# Aim
Below are some records. Retype exactly the lines from the one containing "Reproduce this chart with Altair." through the one containing "base = alt.Chart(df)", both included, skipping every picture.

# Dataset extract start

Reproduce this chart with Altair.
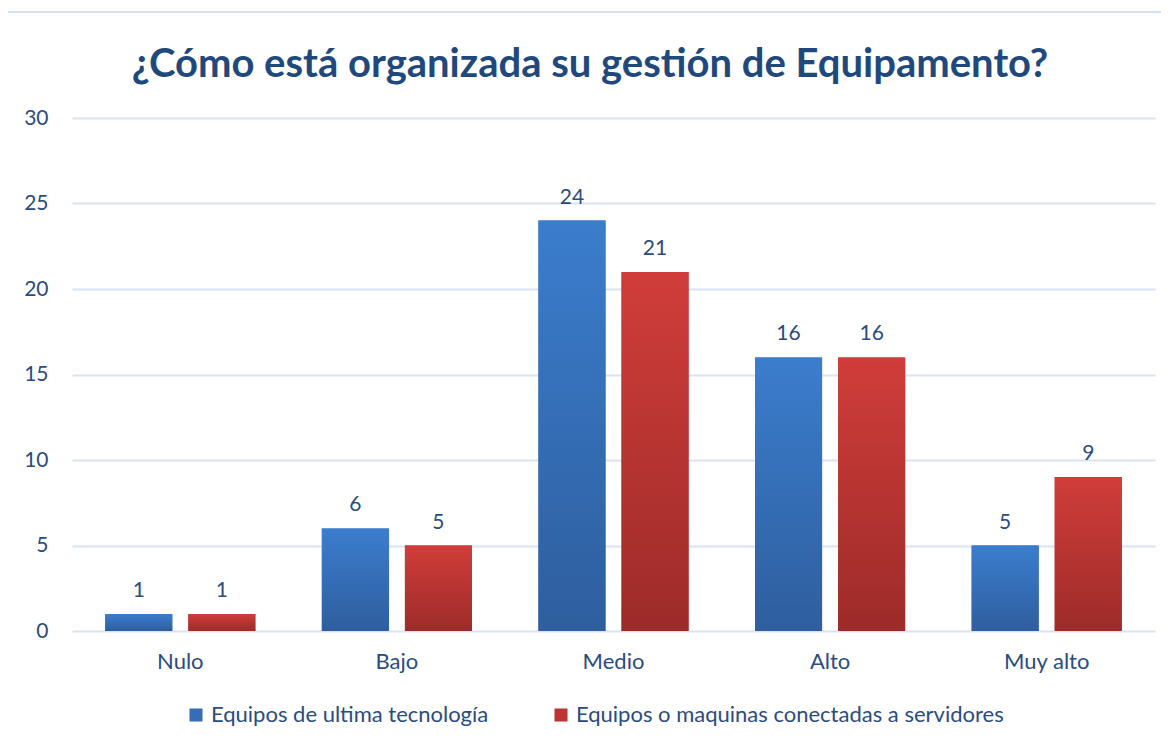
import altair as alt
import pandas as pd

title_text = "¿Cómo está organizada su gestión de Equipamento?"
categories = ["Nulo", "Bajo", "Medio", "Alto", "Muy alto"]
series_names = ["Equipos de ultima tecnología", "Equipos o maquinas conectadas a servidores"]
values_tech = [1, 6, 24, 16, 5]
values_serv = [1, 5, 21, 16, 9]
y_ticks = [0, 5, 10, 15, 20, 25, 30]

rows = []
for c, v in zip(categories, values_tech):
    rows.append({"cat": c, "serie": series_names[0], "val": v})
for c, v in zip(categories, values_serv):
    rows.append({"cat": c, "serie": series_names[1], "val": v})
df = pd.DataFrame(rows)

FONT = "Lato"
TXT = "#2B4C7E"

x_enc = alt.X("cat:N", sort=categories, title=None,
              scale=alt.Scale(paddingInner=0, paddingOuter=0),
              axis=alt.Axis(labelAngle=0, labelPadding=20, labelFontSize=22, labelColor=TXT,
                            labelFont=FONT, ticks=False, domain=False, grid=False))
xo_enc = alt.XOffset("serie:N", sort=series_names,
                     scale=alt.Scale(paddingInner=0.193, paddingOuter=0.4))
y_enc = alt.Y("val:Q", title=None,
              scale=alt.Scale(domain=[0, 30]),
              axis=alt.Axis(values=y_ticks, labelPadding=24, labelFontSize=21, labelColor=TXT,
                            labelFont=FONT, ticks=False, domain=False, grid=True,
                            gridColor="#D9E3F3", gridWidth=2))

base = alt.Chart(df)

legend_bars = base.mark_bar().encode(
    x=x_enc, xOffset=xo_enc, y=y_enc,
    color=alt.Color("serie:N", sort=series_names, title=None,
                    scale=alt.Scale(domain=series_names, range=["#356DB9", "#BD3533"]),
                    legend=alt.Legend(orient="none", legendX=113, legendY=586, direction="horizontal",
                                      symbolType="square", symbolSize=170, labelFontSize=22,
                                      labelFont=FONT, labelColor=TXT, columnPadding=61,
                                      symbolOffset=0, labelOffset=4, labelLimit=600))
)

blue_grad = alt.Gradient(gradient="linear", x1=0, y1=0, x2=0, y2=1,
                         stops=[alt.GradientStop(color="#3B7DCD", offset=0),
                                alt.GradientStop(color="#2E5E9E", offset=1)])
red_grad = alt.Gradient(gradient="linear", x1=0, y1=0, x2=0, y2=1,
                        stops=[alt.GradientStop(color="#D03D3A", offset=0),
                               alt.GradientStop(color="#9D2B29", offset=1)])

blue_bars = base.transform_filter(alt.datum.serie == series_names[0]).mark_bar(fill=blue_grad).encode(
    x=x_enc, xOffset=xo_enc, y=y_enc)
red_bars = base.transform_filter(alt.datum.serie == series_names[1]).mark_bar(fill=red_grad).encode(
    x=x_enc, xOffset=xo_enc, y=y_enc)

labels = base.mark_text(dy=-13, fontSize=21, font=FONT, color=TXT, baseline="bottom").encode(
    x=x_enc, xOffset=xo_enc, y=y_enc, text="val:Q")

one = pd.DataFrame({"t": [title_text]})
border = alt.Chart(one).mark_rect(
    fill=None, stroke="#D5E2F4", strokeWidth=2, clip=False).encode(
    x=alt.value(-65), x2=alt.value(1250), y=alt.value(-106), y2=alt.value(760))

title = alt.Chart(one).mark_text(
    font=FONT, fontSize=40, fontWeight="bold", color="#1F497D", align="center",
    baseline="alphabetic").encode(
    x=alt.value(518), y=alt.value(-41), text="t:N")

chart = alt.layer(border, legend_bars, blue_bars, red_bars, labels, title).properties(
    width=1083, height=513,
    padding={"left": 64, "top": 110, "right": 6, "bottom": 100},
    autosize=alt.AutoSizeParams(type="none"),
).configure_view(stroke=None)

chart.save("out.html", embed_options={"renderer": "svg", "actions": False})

# Dataset extract end
# Dataset extract start

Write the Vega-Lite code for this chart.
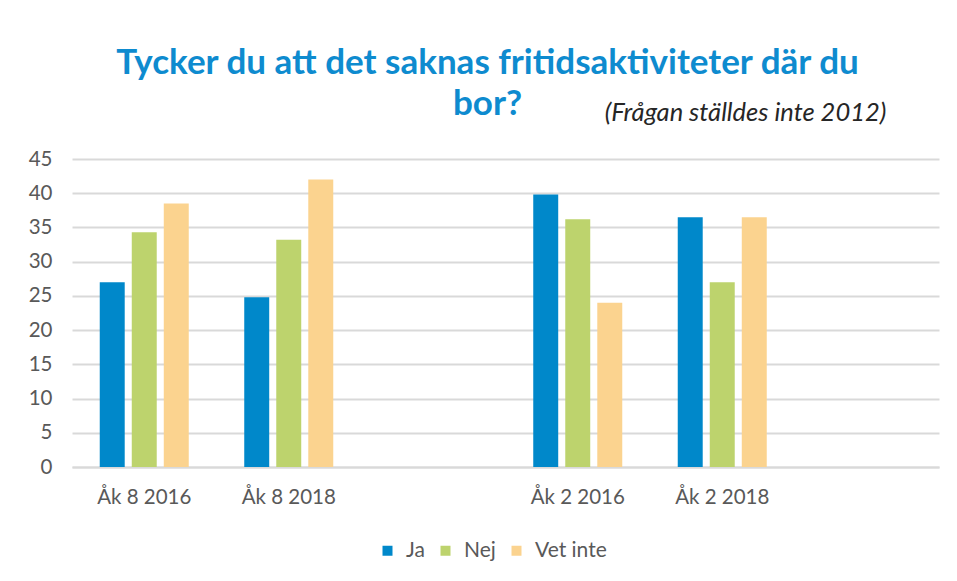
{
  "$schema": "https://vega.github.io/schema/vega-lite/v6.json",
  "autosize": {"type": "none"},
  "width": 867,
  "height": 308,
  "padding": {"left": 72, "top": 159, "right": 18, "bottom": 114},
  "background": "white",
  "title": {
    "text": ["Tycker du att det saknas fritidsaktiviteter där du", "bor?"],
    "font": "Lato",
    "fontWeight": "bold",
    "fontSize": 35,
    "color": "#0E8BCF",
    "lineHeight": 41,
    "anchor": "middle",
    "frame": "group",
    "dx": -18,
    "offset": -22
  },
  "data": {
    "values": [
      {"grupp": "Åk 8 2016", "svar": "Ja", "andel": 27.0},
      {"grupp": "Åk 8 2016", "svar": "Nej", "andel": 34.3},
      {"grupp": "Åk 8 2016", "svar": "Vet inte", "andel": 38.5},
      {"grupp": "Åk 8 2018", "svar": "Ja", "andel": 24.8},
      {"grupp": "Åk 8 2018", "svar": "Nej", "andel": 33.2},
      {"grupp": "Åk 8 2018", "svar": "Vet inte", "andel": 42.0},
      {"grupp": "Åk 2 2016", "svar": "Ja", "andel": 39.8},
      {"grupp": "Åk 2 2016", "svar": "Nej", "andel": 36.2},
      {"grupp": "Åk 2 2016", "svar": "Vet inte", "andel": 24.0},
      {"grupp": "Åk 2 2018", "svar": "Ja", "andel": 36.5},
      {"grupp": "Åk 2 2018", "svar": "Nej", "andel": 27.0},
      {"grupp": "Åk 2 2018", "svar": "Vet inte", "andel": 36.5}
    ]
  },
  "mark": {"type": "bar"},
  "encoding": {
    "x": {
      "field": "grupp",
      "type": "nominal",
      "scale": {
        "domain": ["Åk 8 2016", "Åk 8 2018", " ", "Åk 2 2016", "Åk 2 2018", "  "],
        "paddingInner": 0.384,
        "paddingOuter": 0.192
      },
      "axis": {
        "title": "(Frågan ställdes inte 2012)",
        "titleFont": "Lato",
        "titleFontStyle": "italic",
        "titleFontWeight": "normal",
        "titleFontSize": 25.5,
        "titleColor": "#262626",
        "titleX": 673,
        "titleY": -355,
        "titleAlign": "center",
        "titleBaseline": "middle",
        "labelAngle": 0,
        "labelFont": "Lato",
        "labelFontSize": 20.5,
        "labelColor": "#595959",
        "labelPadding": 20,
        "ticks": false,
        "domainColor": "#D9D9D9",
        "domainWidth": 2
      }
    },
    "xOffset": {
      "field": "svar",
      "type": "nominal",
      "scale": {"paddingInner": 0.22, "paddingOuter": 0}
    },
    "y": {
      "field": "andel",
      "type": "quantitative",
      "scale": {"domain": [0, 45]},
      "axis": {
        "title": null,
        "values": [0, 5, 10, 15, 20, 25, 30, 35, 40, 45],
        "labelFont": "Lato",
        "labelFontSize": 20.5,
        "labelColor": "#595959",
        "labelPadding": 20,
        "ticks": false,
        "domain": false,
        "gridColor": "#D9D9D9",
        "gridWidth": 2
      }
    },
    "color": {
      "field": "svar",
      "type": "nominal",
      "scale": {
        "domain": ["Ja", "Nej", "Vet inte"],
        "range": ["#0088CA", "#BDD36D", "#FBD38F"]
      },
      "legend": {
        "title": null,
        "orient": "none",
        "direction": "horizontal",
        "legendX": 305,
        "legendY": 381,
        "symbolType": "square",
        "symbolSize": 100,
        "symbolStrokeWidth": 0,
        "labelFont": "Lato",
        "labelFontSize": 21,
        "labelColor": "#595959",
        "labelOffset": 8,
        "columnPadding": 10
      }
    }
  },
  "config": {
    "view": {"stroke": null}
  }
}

# Dataset extract end

# Answer to the problem
Reproduce this chart with Altair.
import altair as alt
import pandas as pd

title_text = "¿Cómo está organizada su gestión de Equipamento?"
categories = ["Nulo", "Bajo", "Medio", "Alto", "Muy alto"]
series_names = ["Equipos de ultima tecnología", "Equipos o maquinas conectadas a servidores"]
values_tech = [1, 6, 24, 16, 5]
values_serv = [1, 5, 21, 16, 9]
y_ticks = [0, 5, 10, 15, 20, 25, 30]

rows = []
for c, v in zip(categories, values_tech):
    rows.append({"cat": c, "serie": series_names[0], "val": v})
for c, v in zip(categories, values_serv):
    rows.append({"cat": c, "serie": series_names[1], "val": v})
df = pd.DataFrame(rows)

FONT = "Lato"
TXT = "#2B4C7E"

x_enc = alt.X("cat:N", sort=categories, title=None,
              scale=alt.Scale(paddingInner=0, paddingOuter=0),
              axis=alt.Axis(labelAngle=0, labelPadding=20, labelFontSize=22, labelColor=TXT,
                            labelFont=FONT, ticks=False, domain=False, grid=False))
xo_enc = alt.XOffset("serie:N", sort=series_names,
                     scale=alt.Scale(paddingInner=0.193, paddingOuter=0.4))
y_enc = alt.Y("val:Q", title=None,
              scale=alt.Scale(domain=[0, 30]),
              axis=alt.Axis(values=y_ticks, labelPadding=24, labelFontSize=21, labelColor=TXT,
                            labelFont=FONT, ticks=False, domain=False, grid=True,
                            gridColor="#D9E3F3", gridWidth=2))

base = alt.Chart(df)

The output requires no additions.